Aim of the task = Retype the data exactly, from its first line to the line containing "['#000000', '#ff0000', '#1ec01e', '#0000ff', '#88c4ff'];", including both, and skip any picture.
§
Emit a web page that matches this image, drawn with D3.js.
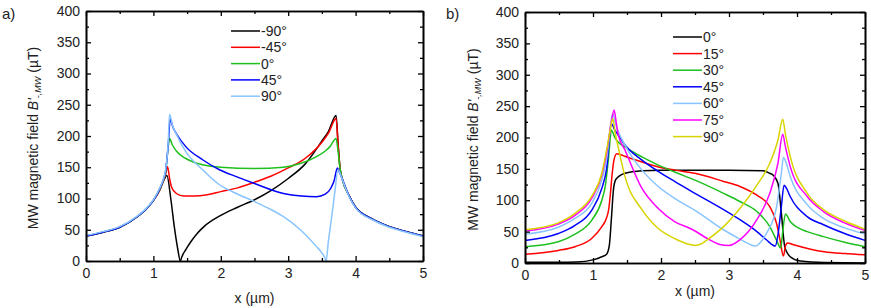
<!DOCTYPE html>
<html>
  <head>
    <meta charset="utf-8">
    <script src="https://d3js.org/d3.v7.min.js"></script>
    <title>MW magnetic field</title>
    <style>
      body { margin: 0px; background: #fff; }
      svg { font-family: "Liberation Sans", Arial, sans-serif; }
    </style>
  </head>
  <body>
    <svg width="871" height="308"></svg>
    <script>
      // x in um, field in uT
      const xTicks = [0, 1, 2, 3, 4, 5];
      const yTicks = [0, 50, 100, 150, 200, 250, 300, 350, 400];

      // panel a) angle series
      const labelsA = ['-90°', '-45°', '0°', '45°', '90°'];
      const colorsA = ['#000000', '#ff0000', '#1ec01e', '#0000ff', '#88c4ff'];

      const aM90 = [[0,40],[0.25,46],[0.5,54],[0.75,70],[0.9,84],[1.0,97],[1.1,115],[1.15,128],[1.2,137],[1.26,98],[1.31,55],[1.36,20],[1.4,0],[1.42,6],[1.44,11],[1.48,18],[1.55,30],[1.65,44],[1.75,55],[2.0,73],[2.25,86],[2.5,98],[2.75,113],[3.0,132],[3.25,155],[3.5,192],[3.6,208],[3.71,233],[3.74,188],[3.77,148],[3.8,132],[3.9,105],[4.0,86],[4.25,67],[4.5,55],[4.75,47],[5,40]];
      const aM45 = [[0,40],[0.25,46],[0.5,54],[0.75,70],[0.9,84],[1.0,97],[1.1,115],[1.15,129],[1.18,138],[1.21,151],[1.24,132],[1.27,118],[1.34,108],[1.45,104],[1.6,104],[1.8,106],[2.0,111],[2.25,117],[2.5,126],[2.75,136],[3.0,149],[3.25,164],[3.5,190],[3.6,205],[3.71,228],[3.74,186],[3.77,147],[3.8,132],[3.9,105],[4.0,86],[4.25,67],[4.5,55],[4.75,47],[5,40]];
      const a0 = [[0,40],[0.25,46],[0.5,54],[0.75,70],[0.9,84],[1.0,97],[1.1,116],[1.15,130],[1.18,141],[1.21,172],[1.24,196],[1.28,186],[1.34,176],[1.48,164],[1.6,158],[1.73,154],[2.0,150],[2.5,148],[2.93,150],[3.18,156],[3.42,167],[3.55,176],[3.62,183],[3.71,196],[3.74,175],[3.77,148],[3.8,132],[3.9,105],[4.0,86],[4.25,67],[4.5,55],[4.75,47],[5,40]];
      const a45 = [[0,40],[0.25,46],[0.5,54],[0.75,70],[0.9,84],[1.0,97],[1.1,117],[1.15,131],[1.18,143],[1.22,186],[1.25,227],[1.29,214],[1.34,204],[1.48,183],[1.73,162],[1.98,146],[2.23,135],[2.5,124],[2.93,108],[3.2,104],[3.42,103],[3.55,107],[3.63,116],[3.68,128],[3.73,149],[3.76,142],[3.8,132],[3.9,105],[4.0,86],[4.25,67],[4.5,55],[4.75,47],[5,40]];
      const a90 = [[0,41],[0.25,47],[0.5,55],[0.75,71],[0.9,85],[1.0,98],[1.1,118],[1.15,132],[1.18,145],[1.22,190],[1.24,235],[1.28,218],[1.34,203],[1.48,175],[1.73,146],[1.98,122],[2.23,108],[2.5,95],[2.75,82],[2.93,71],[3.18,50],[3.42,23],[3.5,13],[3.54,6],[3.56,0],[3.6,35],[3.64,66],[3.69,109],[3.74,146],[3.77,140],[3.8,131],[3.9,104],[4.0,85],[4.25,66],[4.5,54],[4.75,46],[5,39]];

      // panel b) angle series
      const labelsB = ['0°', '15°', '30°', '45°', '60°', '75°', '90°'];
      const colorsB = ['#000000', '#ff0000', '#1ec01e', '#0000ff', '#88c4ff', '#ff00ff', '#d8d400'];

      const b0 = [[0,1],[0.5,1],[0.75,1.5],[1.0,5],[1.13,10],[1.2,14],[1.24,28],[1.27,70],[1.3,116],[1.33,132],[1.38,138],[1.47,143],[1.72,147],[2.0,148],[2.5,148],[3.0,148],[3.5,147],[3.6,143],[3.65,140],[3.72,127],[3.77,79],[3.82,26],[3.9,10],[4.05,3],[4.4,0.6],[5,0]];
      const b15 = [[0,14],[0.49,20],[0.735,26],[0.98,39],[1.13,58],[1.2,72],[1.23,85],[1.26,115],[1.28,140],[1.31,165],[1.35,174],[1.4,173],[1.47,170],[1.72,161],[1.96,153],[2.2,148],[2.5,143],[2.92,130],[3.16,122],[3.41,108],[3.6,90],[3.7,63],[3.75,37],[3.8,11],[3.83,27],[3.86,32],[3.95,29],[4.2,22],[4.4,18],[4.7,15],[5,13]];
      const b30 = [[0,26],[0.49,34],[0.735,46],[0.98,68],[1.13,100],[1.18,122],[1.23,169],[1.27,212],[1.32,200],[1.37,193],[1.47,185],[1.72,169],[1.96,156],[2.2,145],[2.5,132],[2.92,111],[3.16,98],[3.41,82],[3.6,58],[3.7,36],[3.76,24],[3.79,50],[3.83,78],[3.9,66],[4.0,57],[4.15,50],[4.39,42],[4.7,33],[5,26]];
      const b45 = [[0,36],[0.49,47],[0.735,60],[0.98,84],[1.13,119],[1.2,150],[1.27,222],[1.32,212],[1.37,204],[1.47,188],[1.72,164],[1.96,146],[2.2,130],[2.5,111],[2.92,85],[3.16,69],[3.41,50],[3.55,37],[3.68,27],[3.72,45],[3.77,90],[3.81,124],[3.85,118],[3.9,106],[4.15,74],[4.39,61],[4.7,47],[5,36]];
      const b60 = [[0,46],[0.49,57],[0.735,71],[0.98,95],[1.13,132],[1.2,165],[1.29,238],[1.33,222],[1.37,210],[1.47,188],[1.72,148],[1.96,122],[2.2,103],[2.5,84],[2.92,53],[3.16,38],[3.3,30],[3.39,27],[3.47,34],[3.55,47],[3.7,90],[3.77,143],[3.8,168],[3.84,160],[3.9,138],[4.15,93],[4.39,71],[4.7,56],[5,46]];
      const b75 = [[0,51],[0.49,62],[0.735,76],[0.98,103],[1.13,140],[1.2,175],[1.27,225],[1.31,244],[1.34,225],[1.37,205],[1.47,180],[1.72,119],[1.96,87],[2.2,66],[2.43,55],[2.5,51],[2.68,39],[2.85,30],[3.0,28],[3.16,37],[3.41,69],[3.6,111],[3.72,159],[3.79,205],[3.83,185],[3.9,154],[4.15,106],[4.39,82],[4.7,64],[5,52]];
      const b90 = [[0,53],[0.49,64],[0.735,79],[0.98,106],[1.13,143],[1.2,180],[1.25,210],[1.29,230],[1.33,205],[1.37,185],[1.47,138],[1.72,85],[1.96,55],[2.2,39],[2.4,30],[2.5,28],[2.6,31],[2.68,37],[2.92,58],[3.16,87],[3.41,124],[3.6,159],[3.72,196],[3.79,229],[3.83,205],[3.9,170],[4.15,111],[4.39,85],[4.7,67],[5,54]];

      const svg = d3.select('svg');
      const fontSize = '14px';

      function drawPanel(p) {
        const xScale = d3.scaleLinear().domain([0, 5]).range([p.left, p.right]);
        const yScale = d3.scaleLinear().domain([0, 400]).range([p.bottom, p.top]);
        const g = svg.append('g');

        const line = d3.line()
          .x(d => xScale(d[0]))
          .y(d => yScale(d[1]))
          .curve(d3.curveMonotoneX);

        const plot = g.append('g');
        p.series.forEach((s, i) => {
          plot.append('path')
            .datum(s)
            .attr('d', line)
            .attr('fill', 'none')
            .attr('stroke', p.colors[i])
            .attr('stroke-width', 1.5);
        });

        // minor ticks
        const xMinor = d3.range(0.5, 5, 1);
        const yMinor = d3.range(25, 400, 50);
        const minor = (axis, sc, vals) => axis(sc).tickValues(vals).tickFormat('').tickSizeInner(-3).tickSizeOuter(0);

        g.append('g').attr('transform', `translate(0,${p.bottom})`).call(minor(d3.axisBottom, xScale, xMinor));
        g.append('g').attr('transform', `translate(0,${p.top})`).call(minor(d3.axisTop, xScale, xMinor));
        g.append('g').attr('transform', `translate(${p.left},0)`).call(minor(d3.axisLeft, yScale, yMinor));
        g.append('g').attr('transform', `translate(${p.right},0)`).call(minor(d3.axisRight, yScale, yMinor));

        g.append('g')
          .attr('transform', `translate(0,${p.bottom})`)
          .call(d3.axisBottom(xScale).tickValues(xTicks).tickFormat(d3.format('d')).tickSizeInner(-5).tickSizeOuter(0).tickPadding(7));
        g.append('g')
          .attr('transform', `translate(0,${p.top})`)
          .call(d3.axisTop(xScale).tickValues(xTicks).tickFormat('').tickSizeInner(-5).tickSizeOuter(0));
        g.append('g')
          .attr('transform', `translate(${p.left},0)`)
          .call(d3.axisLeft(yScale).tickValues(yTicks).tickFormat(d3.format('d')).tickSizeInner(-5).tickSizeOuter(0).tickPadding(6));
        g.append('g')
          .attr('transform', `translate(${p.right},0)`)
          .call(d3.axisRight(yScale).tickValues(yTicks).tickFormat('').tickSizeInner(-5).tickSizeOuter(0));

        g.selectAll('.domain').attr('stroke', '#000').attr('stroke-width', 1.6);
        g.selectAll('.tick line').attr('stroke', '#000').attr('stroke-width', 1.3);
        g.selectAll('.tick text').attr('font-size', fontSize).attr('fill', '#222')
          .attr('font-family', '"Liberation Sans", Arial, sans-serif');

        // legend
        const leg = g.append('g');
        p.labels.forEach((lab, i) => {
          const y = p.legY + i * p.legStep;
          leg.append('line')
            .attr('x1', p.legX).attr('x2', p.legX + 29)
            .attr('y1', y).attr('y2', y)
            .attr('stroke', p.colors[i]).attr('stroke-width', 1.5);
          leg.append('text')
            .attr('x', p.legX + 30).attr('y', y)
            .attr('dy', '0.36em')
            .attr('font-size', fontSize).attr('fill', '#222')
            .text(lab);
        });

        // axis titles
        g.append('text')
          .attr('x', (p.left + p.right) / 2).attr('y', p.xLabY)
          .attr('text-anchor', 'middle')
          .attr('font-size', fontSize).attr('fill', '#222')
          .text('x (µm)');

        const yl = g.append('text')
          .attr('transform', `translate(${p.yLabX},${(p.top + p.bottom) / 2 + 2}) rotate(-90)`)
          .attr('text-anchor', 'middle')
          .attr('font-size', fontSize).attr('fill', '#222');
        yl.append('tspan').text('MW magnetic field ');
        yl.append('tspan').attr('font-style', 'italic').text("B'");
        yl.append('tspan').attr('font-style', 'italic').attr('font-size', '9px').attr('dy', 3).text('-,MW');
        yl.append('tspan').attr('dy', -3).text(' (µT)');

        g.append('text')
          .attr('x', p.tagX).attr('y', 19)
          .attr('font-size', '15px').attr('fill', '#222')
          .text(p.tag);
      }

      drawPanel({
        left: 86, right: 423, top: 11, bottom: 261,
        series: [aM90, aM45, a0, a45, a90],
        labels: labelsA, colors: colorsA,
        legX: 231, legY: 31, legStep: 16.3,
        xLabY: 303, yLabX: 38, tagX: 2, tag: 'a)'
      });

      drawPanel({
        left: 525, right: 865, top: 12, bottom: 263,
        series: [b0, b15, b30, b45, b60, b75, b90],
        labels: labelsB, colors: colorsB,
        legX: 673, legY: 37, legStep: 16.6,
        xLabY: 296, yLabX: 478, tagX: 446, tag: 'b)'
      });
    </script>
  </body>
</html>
§
Reply =
Emit a web page that matches this image, drawn with D3.js.
<!DOCTYPE html>
<html>
  <head>
    <meta charset="utf-8">
    <script src="https://d3js.org/d3.v7.min.js"></script>
    <title>MW magnetic field</title>
    <style>
      body { margin: 0px; background: #fff; }
      svg { font-family: "Liberation Sans", Arial, sans-serif; }
    </style>
  </head>
  <body>
    <svg width="871" height="308"></svg>
    <script>
      // x in um, field in uT
      const xTicks = [0, 1, 2, 3, 4, 5];
      const yTicks = [0, 50, 100, 150, 200, 250, 300, 350, 400];

      // panel a) angle series
      const labelsA = ['-90°', '-45°', '0°', '45°', '90°'];
      const colorsA = ['#000000', '#ff0000', '#1ec01e', '#0000ff', '#88c4ff'];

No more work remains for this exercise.